Set problem: Print, exactly and with both ends included, the lines below that run from the one containing "Reproduce this chart" to the one containing "fig = plt.figure(figsize=(11.38, 5.64), dpi=100)". Pictures are omitted.

Dataset entries

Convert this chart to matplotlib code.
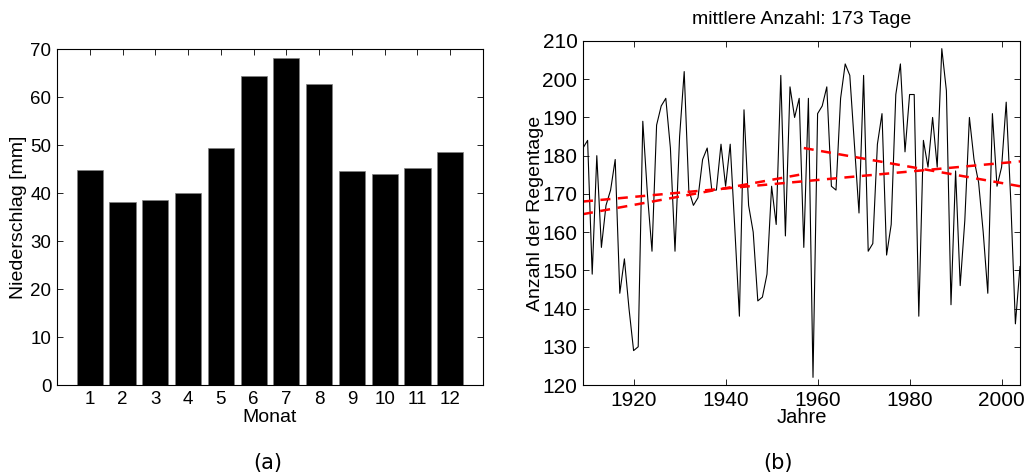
import matplotlib
matplotlib.use("Agg")
import matplotlib.pyplot as plt
import numpy as np

plt.rcParams['font.family'] = ['Liberation Sans', 'DejaVu Sans']

# ---- data (a) ----
months = [1, 2, 3, 4, 5, 6, 7, 8, 9, 10, 11, 12]
precip = [44.7, 38.1, 38.5, 40.1, 49.3, 64.4, 68.2, 62.7, 44.5, 44.0, 45.2, 48.6]

# ---- data (b) ----
years = list(range(1909, 2005))
rain_days = [182, 184, 149, 180, 156, 167, 171, 179, 144, 153,
             140, 129, 130, 189, 170, 155, 188, 193, 195, 182,
             155, 185, 202, 171, 167, 169, 179, 182, 171, 171,
             183, 172, 183, 161, 138, 192, 167, 160, 142, 143,
             149, 172, 162, 201, 159, 198, 190, 195, 156, 195,
             122, 191, 193, 198, 172, 171, 195, 204, 201, 183,
             165, 201, 155, 157, 183, 191, 154, 162, 196, 204,
             181, 196, 196, 138, 184, 177, 190, 177, 208, 197,
             141, 176, 146, 163, 190, 179, 173, 160, 144, 191,
             172, 177, 194, 168, 136, 151]
trend_full_x = [1909, 2004]
trend_full_y = [168.0, 178.5]
trend_first_x = [1909, 1956]
trend_first_y = [164.7, 175.0]
trend_second_x = [1957, 2004]
trend_second_y = [182.0, 172.0]
title_b = "mittlere Anzahl: 173 Tage"

fig = plt.figure(figsize=(10.24, 4.74), dpi=100)

# (a)
ax1 = fig.add_axes([57/1024, 1-385/474, 426/1024, 336/474])
ax1.bar(months, precip, width=0.8, color='black', edgecolor='#808080', linewidth=0.5)
ax1.set_xlim(0, 13)
ax1.set_ylim(0, 70)
ax1.set_xticks(months)
ax1.set_yticks(range(0, 71, 10))
ax1.tick_params(direction='in', top=True, right=True, labelsize=13.5, length=4, width=0.6, pad=4)
ax1.set_xlabel("Monat", fontsize=14, labelpad=1)
ax1.set_ylabel("Niederschlag [mm]", fontsize=14)
ax1.yaxis.set_label_coords(-0.071, 0.5)
for s in ax1.spines.values():
    s.set_linewidth(0.8)

# (b)
ax2 = fig.add_axes([583/1024, 1-385/474, 437/1024, 344/474])
ax2.plot(years, rain_days, color='black', linewidth=0.8)
ax2.plot(trend_full_x, trend_full_y, color='red', linestyle='--', linewidth=1.8, dashes=(4, 3))
ax2.plot(trend_first_x, trend_first_y, color='red', linestyle='--', linewidth=1.8, dashes=(4, 3))
ax2.plot(trend_second_x, trend_second_y, color='red', linestyle='--', linewidth=1.8, dashes=(4, 3))
ax2.set_xlim(1909, 2004)
ax2.set_ylim(120, 210)
ax2.set_xticks([1920, 1940, 1960, 1980, 2000])
ax2.set_yticks(range(120, 211, 10))
ax2.tick_params(direction='in', top=True, right=True, labelsize=15, length=4, width=0.6, pad=4)
ax2.set_xlabel("Jahre", fontsize=14.5, labelpad=-1)
ax2.set_ylabel("Anzahl der Regentage", fontsize=14)
ax2.yaxis.set_label_coords(-0.089, 0.5)
ax2.set_title(title_b, fontsize=14, pad=12)
for s in ax2.spines.values():
    s.set_linewidth(0.8)

fig.text(268/1024, 1-463/474, "(a)", ha='center', va='center', fontsize=15, family='DejaVu Sans')
fig.text(778/1024, 1-463/474, "(b)", ha='center', va='center', fontsize=15, family='DejaVu Sans')

fig.savefig("out.png", dpi=100)
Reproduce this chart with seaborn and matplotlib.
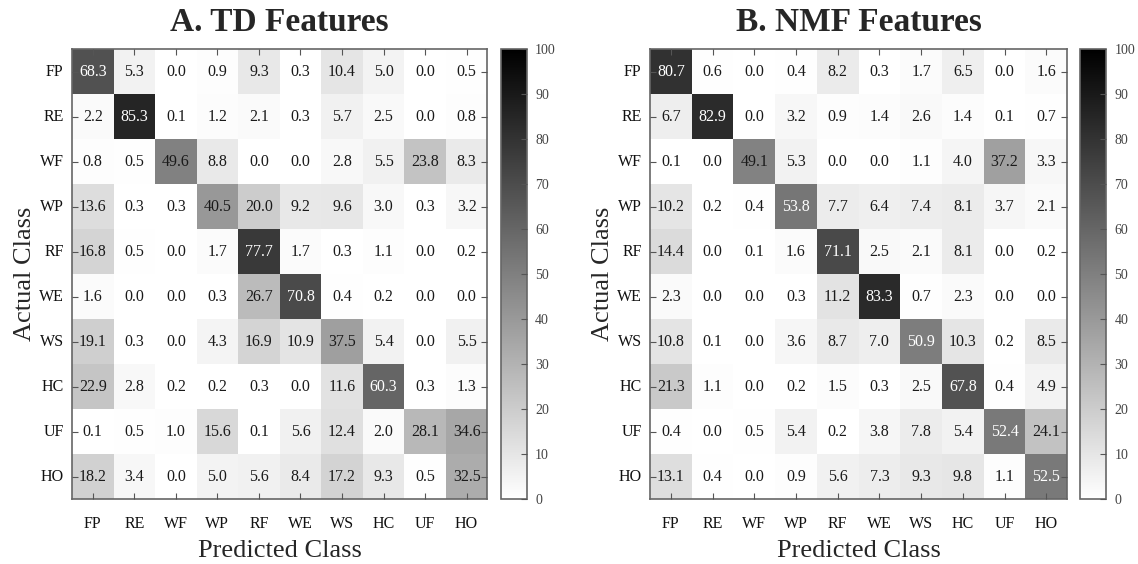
import matplotlib
matplotlib.use("Agg")
import matplotlib.pyplot as plt
import seaborn as sns
import numpy as np

# ── Data ────────────────────────────────────────────────────────────────
CLASSES = ["FP", "RE", "WF", "WP", "RF", "WE", "WS", "HC", "UF", "HO"]

td_values = [
    [68.3, 5.3, 0.0, 0.9, 9.3, 0.3, 10.4, 5.0, 0.0, 0.5],
    [2.2, 85.3, 0.1, 1.2, 2.1, 0.3, 5.7, 2.5, 0.0, 0.8],
    [0.8, 0.5, 49.6, 8.8, 0.0, 0.0, 2.8, 5.5, 23.8, 8.3],
    [13.6, 0.3, 0.3, 40.5, 20.0, 9.2, 9.6, 3.0, 0.3, 3.2],
    [16.8, 0.5, 0.0, 1.7, 77.7, 1.7, 0.3, 1.1, 0.0, 0.2],
    [1.6, 0.0, 0.0, 0.3, 26.7, 70.8, 0.4, 0.2, 0.0, 0.0],
    [19.1, 0.3, 0.0, 4.3, 16.9, 10.9, 37.5, 5.4, 0.0, 5.5],
    [22.9, 2.8, 0.2, 0.2, 0.3, 0.0, 11.6, 60.3, 0.3, 1.3],
    [0.1, 0.5, 1.0, 15.6, 0.1, 5.6, 12.4, 2.0, 28.1, 34.6],
    [18.2, 3.4, 0.0, 5.0, 5.6, 8.4, 17.2, 9.3, 0.5, 32.5],
]

nmf_values = [
    [80.7, 0.6, 0.0, 0.4, 8.2, 0.3, 1.7, 6.5, 0.0, 1.6],
    [6.7, 82.9, 0.0, 3.2, 0.9, 1.4, 2.6, 1.4, 0.1, 0.7],
    [0.1, 0.0, 49.1, 5.3, 0.0, 0.0, 1.1, 4.0, 37.2, 3.3],
    [10.2, 0.2, 0.4, 53.8, 7.7, 6.4, 7.4, 8.1, 3.7, 2.1],
    [14.4, 0.0, 0.1, 1.6, 71.1, 2.5, 2.1, 8.1, 0.0, 0.2],
    [2.3, 0.0, 0.0, 0.3, 11.2, 83.3, 0.7, 2.3, 0.0, 0.0],
    [10.8, 0.1, 0.0, 3.6, 8.7, 7.0, 50.9, 10.3, 0.2, 8.5],
    [21.3, 1.1, 0.0, 0.2, 1.5, 0.3, 2.5, 67.8, 0.4, 4.9],
    [0.4, 0.0, 0.5, 5.4, 0.2, 3.8, 7.8, 5.4, 52.4, 24.1],
    [13.1, 0.4, 0.0, 0.9, 5.6, 7.3, 9.3, 9.8, 1.1, 52.5],
]

TITLES = ["A. TD Features", "B. NMF Features"]
CBAR_TICKS = list(range(0, 101, 10))

# ── Style ───────────────────────────────────────────────────────────────
sns.set_style("white")
plt.rcParams["font.family"] = ["Liberation Serif", "DejaVu Serif"]

fig = plt.figure(figsize=(11.38, 5.64), dpi=100)

# axes positions [left, bottom, width, height] in figure fraction
layout = [
    ([0.0633, 0.115, 0.365, 0.798], [0.440, 0.115, 0.023, 0.798]),
    ([0.5712, 0.115, 0.3665, 0.798], [0.949, 0.115, 0.023, 0.798]),
]

for (ax_pos, cb_pos), title, values in zip(layout, TITLES, [td_values, nmf_values]):
    ax = fig.add_axes(ax_pos)
    cax = fig.add_axes(cb_pos)
    data = np.array(values)

    sns.heatmap(
        data, ax=ax, cbar_ax=cax, cmap="gray_r", vmin=0, vmax=100,
        annot=True, fmt=".1f", annot_kws={"size": 11.5},
        xticklabels=CLASSES, yticklabels=CLASSES,
        square=False, linewidths=0,
        cbar_kws={"ticks": CBAR_TICKS},
    )

    # texte blanc seulement au-dessus de 50
    for txt, v in zip(ax.texts, data.flatten()):
        txt.set_color("white" if v >= 50 else "#1a1a1a")

    ax.set_title(title, fontsize=24, fontweight="bold", pad=13)
    ax.set_xlabel("Predicted Class", fontsize=19, labelpad=6)
    ax.set_ylabel("Actual Class", fontsize=19, labelpad=2)

    # ticks par-dessus les cellules
    ax.set_axisbelow(False)
    cax.set_axisbelow(False)

    for side in ["top", "bottom", "left", "right"]:
        ax.spines[side].set_visible(True)
        ax.spines[side].set_color("#666666")
        ax.spines[side].set_linewidth(1.2)

    ax.tick_params(axis="both", direction="in", length=4, width=0.8,
                   color="#555555", labelsize=11.5, labelcolor="#111111",
                   top=True, right=True, bottom=True, left=True)
    ax.tick_params(axis="x", pad=12, rotation=0)
    ax.tick_params(axis="y", pad=6, rotation=0)

    cbar = ax.collections[0].colorbar
    cbar.outline.set_edgecolor("#666666")
    cbar.outline.set_linewidth(1.2)
    cax.tick_params(direction="in", length=4, width=0.8, color="#555555",
                    labelsize=10, labelcolor="#444444", pad=6, right=True)

fig.savefig("out.png", dpi=100)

Worked solution:
Reproduce this chart with seaborn and matplotlib.
import matplotlib
matplotlib.use("Agg")
import matplotlib.pyplot as plt
import seaborn as sns
import numpy as np

# ── Data ────────────────────────────────────────────────────────────────
CLASSES = ["FP", "RE", "WF", "WP", "RF", "WE", "WS", "HC", "UF", "HO"]

td_values = [
    [68.3, 5.3, 0.0, 0.9, 9.3, 0.3, 10.4, 5.0, 0.0, 0.5],
    [2.2, 85.3, 0.1, 1.2, 2.1, 0.3, 5.7, 2.5, 0.0, 0.8],
    [0.8, 0.5, 49.6, 8.8, 0.0, 0.0, 2.8, 5.5, 23.8, 8.3],
    [13.6, 0.3, 0.3, 40.5, 20.0, 9.2, 9.6, 3.0, 0.3, 3.2],
    [16.8, 0.5, 0.0, 1.7, 77.7, 1.7, 0.3, 1.1, 0.0, 0.2],
    [1.6, 0.0, 0.0, 0.3, 26.7, 70.8, 0.4, 0.2, 0.0, 0.0],
    [19.1, 0.3, 0.0, 4.3, 16.9, 10.9, 37.5, 5.4, 0.0, 5.5],
    [22.9, 2.8, 0.2, 0.2, 0.3, 0.0, 11.6, 60.3, 0.3, 1.3],
    [0.1, 0.5, 1.0, 15.6, 0.1, 5.6, 12.4, 2.0, 28.1, 34.6],
    [18.2, 3.4, 0.0, 5.0, 5.6, 8.4, 17.2, 9.3, 0.5, 32.5],
]

nmf_values = [
    [80.7, 0.6, 0.0, 0.4, 8.2, 0.3, 1.7, 6.5, 0.0, 1.6],
    [6.7, 82.9, 0.0, 3.2, 0.9, 1.4, 2.6, 1.4, 0.1, 0.7],
    [0.1, 0.0, 49.1, 5.3, 0.0, 0.0, 1.1, 4.0, 37.2, 3.3],
    [10.2, 0.2, 0.4, 53.8, 7.7, 6.4, 7.4, 8.1, 3.7, 2.1],
    [14.4, 0.0, 0.1, 1.6, 71.1, 2.5, 2.1, 8.1, 0.0, 0.2],
    [2.3, 0.0, 0.0, 0.3, 11.2, 83.3, 0.7, 2.3, 0.0, 0.0],
    [10.8, 0.1, 0.0, 3.6, 8.7, 7.0, 50.9, 10.3, 0.2, 8.5],
    [21.3, 1.1, 0.0, 0.2, 1.5, 0.3, 2.5, 67.8, 0.4, 4.9],
    [0.4, 0.0, 0.5, 5.4, 0.2, 3.8, 7.8, 5.4, 52.4, 24.1],
    [13.1, 0.4, 0.0, 0.9, 5.6, 7.3, 9.3, 9.8, 1.1, 52.5],
]

TITLES = ["A. TD Features", "B. NMF Features"]
CBAR_TICKS = list(range(0, 101, 10))

# ── Style ───────────────────────────────────────────────────────────────
sns.set_style("white")
plt.rcParams["font.family"] = ["Liberation Serif", "DejaVu Serif"]

fig = plt.figure(figsize=(11.38, 5.64), dpi=100)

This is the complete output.